Stand­punkt Tho­mas Sze­ke­res: Ste­ter Trop­fen höhlt den Stein

25.04.2019 | Aktuelles aus der ÖÄK

© Stefan Seelig

Es hat lange gedau­ert, doch mitt­ler­weile ist das Bewusst­sein in der Öffent­lich­keit ver­an­kert, dass der Ärz­te­man­gel eine reale Bedro­hung ist. Lesern die­ser Zei­tung ist das ohne­hin schon längst klar, schließ­lich endet jede Aus­gabe mit sei­ten­wei­sen Inse­ra­ten, in denen Ärzte gesucht wer­den. Doch auch medial nimmt man das Thema Ärz­te­man­gel mitt­ler­weile viel erns­ter. Unter Berich­ten zum Thema fin­den sich dut­zende Pos­tings, in denen Leser von lan­gen War­te­zei­ten bei ihren Ärz­ten, über­füll­ten Ambu­lan­zen und Ter­min­schwie­rig­kei­ten berich­ten. Immer mehr TV-Berichte neh­men sich der Situa­tion von Land­ge­mein­den an, in denen Bür­ger­meis­ter ver­zwei­felt einen Arzt für die Ein­woh­ner ihres Ortes suchen. „Andere Gemein­den leis­ten sich ein Schwimm­bad, wir leis­ten uns einen Arzt“, erzählte ein nie­der­ös­ter­rei­chi­scher Bür­ger­meis­ter im ORF.

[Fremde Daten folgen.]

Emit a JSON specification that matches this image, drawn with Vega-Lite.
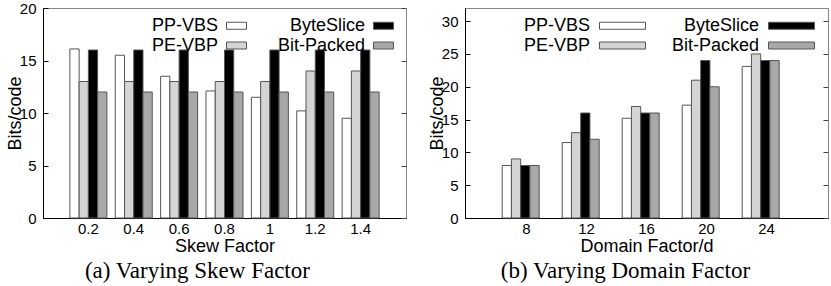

Frü­her war es undenk­bar, dass eine Kas­sen­stelle mehr­fach aus­ge­schrie­ben wer­den musste, heute ist es fast an der Tages­ord­nung. Besorg­nis­er­re­gend ist, dass die­ser Trend mitt­ler­weile auch Bal­lungs­räume erreicht hat. Heute gibt es in Wien bei attrak­ti­ven Stel­len viel­leicht zwei oder drei Bewer­ber, frü­her waren es 20 Bewer­bun­gen oder mehr.

Unsere bekann­ten For­de­run­gen, um dem Ärz­te­man­gel zu begeg­nen, konn­ten wir bei unse­rer Ärz­te­sta­tis­tik-Pres­se­kon­fe­renz mit Zah­len unter­mau­ern. Ebenso konn­ten wir der Schar an Kri­ti­kern, die regel­mä­ßig ein­wen­den, es gebe ange­sichts der laut OECD so hohen Ärz­te­dichte ja nur ein Ver­sor­gungs­pro­blem, Wind aus den Segeln neh­men. Wir haben auf­ge­zeigt, wie hier Äpfel mit Bir­nen ver­gli­chen wer­den: Man­che Län­der zäh­len etwa Ärzte in Aus­bil­dung nicht mit, andere – wie Öster­reich – schon. Mit ein wenig Krea­ti­vi­tät kann man sich an fast jede gewünschte Stelle in die­sem Ran­king rech­nen. Es geht uns selbst­ver­ständ­lich nicht darum, dass wir uns am Ende der Sta­tis­tik ein­ord­nen wol­len. Unser Anspruch muss sein, sich mit den stärks­ten Staa­ten zu mes­sen – aber es muss dabei das Spiel­feld für alle gleich sein.

Um die Her­aus­for­de­run­gen des Ärz­te­man­gels lösen zu kön­nen, bedarf es der Anstren­gun­gen aller betei­lig­ten Sei­ten. Wenn wir unse­ren Stan­dard in der Gesund­heits­ver­sor­gung für die kom­men­den Gene­ra­tio­nen bewah­ren wol­len, dann brau­chen wir Ein­satz und Krea­ti­vi­tät von allen betrof­fe­nen Minis­te­rien und Inter­es­sens­ver­tre­tun­gen. Unsere Hand ist für kon­struk­tive und lösungs­ori­en­tierte Gesprä­che immer ausgestreckt.